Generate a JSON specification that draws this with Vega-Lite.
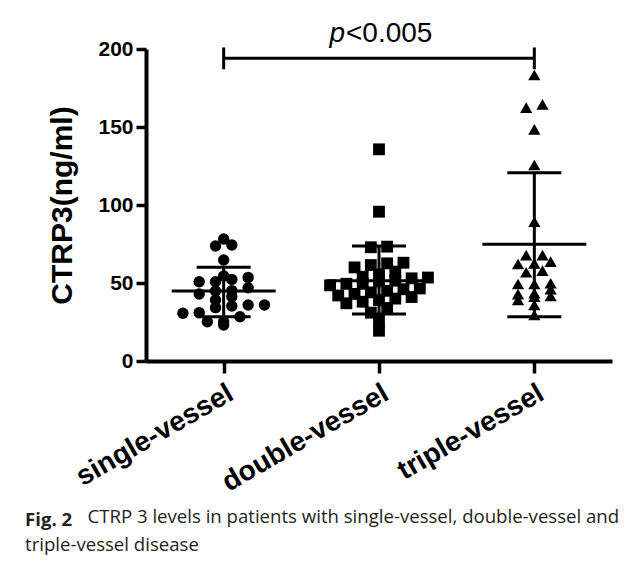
{
  "$schema": "https://vega.github.io/schema/vega-lite/v6.json",
  "width": 466,
  "height": 312,
  "autosize": "none",
  "padding": {"left": 146, "top": 49, "right": 23, "bottom": 206},
  "background": "white",
  "config": {"view": {"stroke": null}, "font": "Liberation Sans"},
  "title": {
    "text": "Fig. 2",
    "subtitle": "triple-vessel disease",
    "orient": "bottom",
    "anchor": "start",
    "frame": "group",
    "dx": -121,
    "offset": -15,
    "font": "Open Sans",
    "fontSize": 18.6,
    "fontWeight": "bold",
    "color": "#231f20",
    "subtitleFont": "Open Sans",
    "subtitleFontSize": 18.6,
    "subtitleColor": "#231f20",
    "subtitlePadding": 7
  },
  "datasets": {
    "points": [
      {"g": "single-vessel", "v": 78.2}, {"g": "single-vessel", "v": 73.7}, {"g": "single-vessel", "v": 74.4},
      {"g": "single-vessel", "v": 64.7}, {"g": "single-vessel", "v": 54.5}, {"g": "single-vessel", "v": 52.3},
      {"g": "single-vessel", "v": 50.8}, {"g": "single-vessel", "v": 50.8}, {"g": "single-vessel", "v": 53.6},
      {"g": "single-vessel", "v": 47.0}, {"g": "single-vessel", "v": 44.9}, {"g": "single-vessel", "v": 41.2},
      {"g": "single-vessel", "v": 45.1}, {"g": "single-vessel", "v": 42.9}, {"g": "single-vessel", "v": 39.1},
      {"g": "single-vessel", "v": 35.9}, {"g": "single-vessel", "v": 35.3}, {"g": "single-vessel", "v": 35.9},
      {"g": "single-vessel", "v": 34.2}, {"g": "single-vessel", "v": 30.6}, {"g": "single-vessel", "v": 25.2},
      {"g": "single-vessel", "v": 23.1}, {"g": "single-vessel", "v": 25.2}, {"g": "single-vessel", "v": 28.4},
      {"g": "single-vessel", "v": 31.0},
      {"g": "double-vessel", "v": 135.7}, {"g": "double-vessel", "v": 95.7}, {"g": "double-vessel", "v": 72.9},
      {"g": "double-vessel", "v": 73.3}, {"g": "double-vessel", "v": 63.0}, {"g": "double-vessel", "v": 61.5},
      {"g": "double-vessel", "v": 60.0}, {"g": "double-vessel", "v": 62.6}, {"g": "double-vessel", "v": 57.3},
      {"g": "double-vessel", "v": 54.0}, {"g": "double-vessel", "v": 55.5}, {"g": "double-vessel", "v": 53.5},
      {"g": "double-vessel", "v": 51.5}, {"g": "double-vessel", "v": 49.5}, {"g": "double-vessel", "v": 48.5},
      {"g": "double-vessel", "v": 49.5}, {"g": "double-vessel", "v": 51.0}, {"g": "double-vessel", "v": 53.0},
      {"g": "double-vessel", "v": 46.0}, {"g": "double-vessel", "v": 44.0}, {"g": "double-vessel", "v": 42.0},
      {"g": "double-vessel", "v": 40.0}, {"g": "double-vessel", "v": 38.0}, {"g": "double-vessel", "v": 37.0},
      {"g": "double-vessel", "v": 39.0}, {"g": "double-vessel", "v": 41.0}, {"g": "double-vessel", "v": 43.0},
      {"g": "double-vessel", "v": 45.0}, {"g": "double-vessel", "v": 46.5}, {"g": "double-vessel", "v": 34.0},
      {"g": "double-vessel", "v": 31.0}, {"g": "double-vessel", "v": 25.8}, {"g": "double-vessel", "v": 19.4},
      {"g": "triple-vessel", "v": 183.3}, {"g": "triple-vessel", "v": 162.4}, {"g": "triple-vessel", "v": 164.5},
      {"g": "triple-vessel", "v": 148.5}, {"g": "triple-vessel", "v": 125.6}, {"g": "triple-vessel", "v": 89.3},
      {"g": "triple-vessel", "v": 67.9}, {"g": "triple-vessel", "v": 63.7}, {"g": "triple-vessel", "v": 62.2},
      {"g": "triple-vessel", "v": 62.6}, {"g": "triple-vessel", "v": 67.9}, {"g": "triple-vessel", "v": 56.9},
      {"g": "triple-vessel", "v": 57.9}, {"g": "triple-vessel", "v": 49.4}, {"g": "triple-vessel", "v": 49.8},
      {"g": "triple-vessel", "v": 49.4}, {"g": "triple-vessel", "v": 46.0}, {"g": "triple-vessel", "v": 42.9},
      {"g": "triple-vessel", "v": 41.7}, {"g": "triple-vessel", "v": 43.4}, {"g": "triple-vessel", "v": 41.2},
      {"g": "triple-vessel", "v": 39.1}, {"g": "triple-vessel", "v": 35.9}, {"g": "triple-vessel", "v": 29.5}
    ],
    "summary": [
      {"g": "single-vessel", "mean": 44.9, "lo": 28.4, "hi": 60.1},
      {"g": "double-vessel", "mean": 51.5, "lo": 30.1, "hi": 73.7},
      {"g": "triple-vessel", "mean": 74.8, "lo": 28.4, "hi": 120.7}
    ],
    "bracket": [
      {"from": "single-vessel", "to": "triple-vessel", "y": 194, "ylo": 187, "yhi": 201, "p": "p", "rest": "<0.005"}
    ]
  },
  "layer": [
    {
      "data": {"name": "points"},
      "transform": [
        {"calculate": "indexof(['single-vessel','double-vessel','triple-vessel'], datum.g) + 1", "as": "gi"},
        {"calculate": "floor(datum.v / 6)", "as": "row"},
        {"window": [{"op": "row_number", "as": "r"}, {"op": "count", "as": "n"}], "groupby": ["g", "row"], "sort": [{"field": "v"}], "frame": [null, null]},
        {"calculate": "datum.gi + (datum.r - (datum.n + 1) / 2) * 0.105", "as": "xp"}
      ],
      "mark": {"type": "point", "filled": true, "color": "black", "opacity": 1, "strokeWidth": 0},
      "encoding": {
        "x": {
          "field": "xp", "type": "quantitative",
          "scale": {"domain": [0.5, 3.5], "nice": false, "zero": false},
          "axis": {
            "values": [1, 2, 3],
            "labelExpr": "datum.value == 1 ? 'single-vessel' : datum.value == 2 ? 'double-vessel' : 'triple-vessel'",
            "labelAngle": -30,
            "labelAlign": "right",
            "labelBaseline": "top",
            "labelFont": "Liberation Sans",
            "labelFontWeight": "bold",
            "labelFontSize": 28,
            "labelColor": "black",
            "labelPadding": 6,
            "labelLimit": 0,
            "labelOverlap": false,
            "labelFlush": false,
            "tickSize": 12,
            "tickWidth": 3.5,
            "tickColor": "black",
            "domainWidth": 4,
            "domainColor": "black",
            "grid": false,
            "title": "CTRP 3 levels in patients with single-vessel, double-vessel and",
            "titleFont": "Open Sans",
            "titleFontSize": 18.6,
            "titleFontWeight": "normal",
            "titleColor": "#231f20",
            "titleX": -59,
            "titleY": 161,
            "titleAlign": "left",
            "titleBaseline": "alphabetic",
            "titleAngle": 0,
            "titleLimit": 0
          }
        },
        "y": {
          "field": "v", "type": "quantitative",
          "scale": {"domain": [0, 200], "nice": false},
          "axis": {
            "values": [0, 50, 100, 150, 200],
            "labelFont": "Liberation Sans",
            "labelFontWeight": "bold",
            "labelFontSize": 21,
            "labelColor": "black",
            "labelPadding": 3,
            "tickSize": 10,
            "tickWidth": 3.5,
            "tickColor": "black",
            "domainWidth": 4,
            "domainColor": "black",
            "grid": false,
            "title": "CTRP3(ng/ml)",
            "titleFont": "Liberation Sans",
            "titleFontWeight": "bold",
            "titleFontSize": 30,
            "titleColor": "black",
            "titlePadding": 20
          }
        },
        "shape": {
          "field": "g", "type": "nominal",
          "scale": {"domain": ["single-vessel", "double-vessel", "triple-vessel"], "range": ["circle", "square", "triangle-up"]},
          "legend": null
        },
        "size": {
          "field": "g", "type": "nominal",
          "scale": {"domain": ["single-vessel", "double-vessel", "triple-vessel"], "range": [130, 150, 165]},
          "legend": null
        }
      }
    },
    {
      "data": {"name": "summary"},
      "transform": [
        {"calculate": "indexof(['single-vessel','double-vessel','triple-vessel'], datum.g) + 1", "as": "xp"}
      ],
      "mark": {"type": "rule", "color": "black", "strokeWidth": 3, "opacity": 1},
      "encoding": {
        "x": {"field": "xp", "type": "quantitative", "scale": {"domain": [0.5, 3.5], "nice": false, "zero": false}},
        "y": {"field": "lo", "type": "quantitative", "scale": {"domain": [0, 200], "nice": false}},
        "y2": {"field": "hi"}
      }
    },
    {
      "data": {"name": "summary"},
      "transform": [
        {"calculate": "indexof(['single-vessel','double-vessel','triple-vessel'], datum.g) + 1", "as": "xp"},
        {"fold": ["lo", "hi"], "as": ["k", "v"]}
      ],
      "mark": {"type": "tick", "color": "black", "opacity": 1, "orient": "horizontal", "size": 54, "thickness": 3},
      "encoding": {
        "x": {"field": "xp", "type": "quantitative", "scale": {"domain": [0.5, 3.5], "nice": false, "zero": false}},
        "y": {"field": "v", "type": "quantitative", "scale": {"domain": [0, 200], "nice": false}}
      }
    },
    {
      "data": {"name": "summary"},
      "transform": [
        {"calculate": "indexof(['single-vessel','double-vessel','triple-vessel'], datum.g) + 1", "as": "xp"}
      ],
      "mark": {"type": "tick", "color": "black", "opacity": 1, "orient": "horizontal", "size": 104, "thickness": 3},
      "encoding": {
        "x": {"field": "xp", "type": "quantitative", "scale": {"domain": [0.5, 3.5], "nice": false, "zero": false}},
        "y": {"field": "mean", "type": "quantitative", "scale": {"domain": [0, 200], "nice": false}}
      }
    },
    {
      "data": {"name": "bracket"},
      "transform": [
        {"calculate": "indexof(['single-vessel','double-vessel','triple-vessel'], datum.from) + 1", "as": "xp"},
        {"calculate": "indexof(['single-vessel','double-vessel','triple-vessel'], datum.to) + 1", "as": "xp2"}
      ],
      "mark": {"type": "rule", "color": "black", "strokeWidth": 3},
      "encoding": {
        "x": {"field": "xp", "type": "quantitative", "scale": {"domain": [0.5, 3.5], "nice": false, "zero": false}},
        "x2": {"field": "xp2"},
        "y": {"field": "y", "type": "quantitative", "scale": {"domain": [0, 200], "nice": false}}
      }
    },
    {
      "data": {"name": "bracket"},
      "transform": [
        {"fold": ["from", "to"], "as": ["end", "cat"]},
        {"calculate": "indexof(['single-vessel','double-vessel','triple-vessel'], datum.cat) + 1", "as": "xp"}
      ],
      "mark": {"type": "rule", "color": "black", "strokeWidth": 3},
      "encoding": {
        "x": {"field": "xp", "type": "quantitative", "scale": {"domain": [0.5, 3.5], "nice": false, "zero": false}},
        "y": {"field": "ylo", "type": "quantitative", "scale": {"domain": [0, 200], "nice": false}},
        "y2": {"field": "yhi"}
      }
    },
    {
      "data": {"name": "bracket"},
      "transform": [
        {"calculate": "(indexof(['single-vessel','double-vessel','triple-vessel'], datum.from) + indexof(['single-vessel','double-vessel','triple-vessel'], datum.to)) / 2 + 1", "as": "xp"}
      ],
      "mark": {"type": "text", "align": "right", "baseline": "alphabetic", "dx": -34, "dy": -5, "font": "Liberation Sans", "fontSize": 28, "fontStyle": "italic", "color": "black"},
      "encoding": {
        "x": {"field": "xp", "type": "quantitative", "scale": {"domain": [0.5, 3.5], "nice": false, "zero": false}},
        "y": {"field": "yhi", "type": "quantitative", "scale": {"domain": [0, 200], "nice": false}},
        "text": {"field": "p"}
      }
    },
    {
      "data": {"name": "bracket"},
      "transform": [
        {"calculate": "(indexof(['single-vessel','double-vessel','triple-vessel'], datum.from) + indexof(['single-vessel','double-vessel','triple-vessel'], datum.to)) / 2 + 1", "as": "xp"}
      ],
      "mark": {"type": "text", "align": "left", "baseline": "alphabetic", "dx": -33, "dy": -5, "font": "Liberation Sans", "fontSize": 28, "color": "black"},
      "encoding": {
        "x": {"field": "xp", "type": "quantitative", "scale": {"domain": [0.5, 3.5], "nice": false, "zero": false}},
        "y": {"field": "yhi", "type": "quantitative", "scale": {"domain": [0, 200], "nice": false}},
        "text": {"field": "rest"}
      }
    }
  ]
}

================

• TO DO
Search the lines above for the string "with" and copy each line that has it.

• CORRECT RESULT
Generate a JSON specification that draws this with Vega-Lite.
            "title": "CTRP 3 levels in patients with single-vessel, double-vessel and",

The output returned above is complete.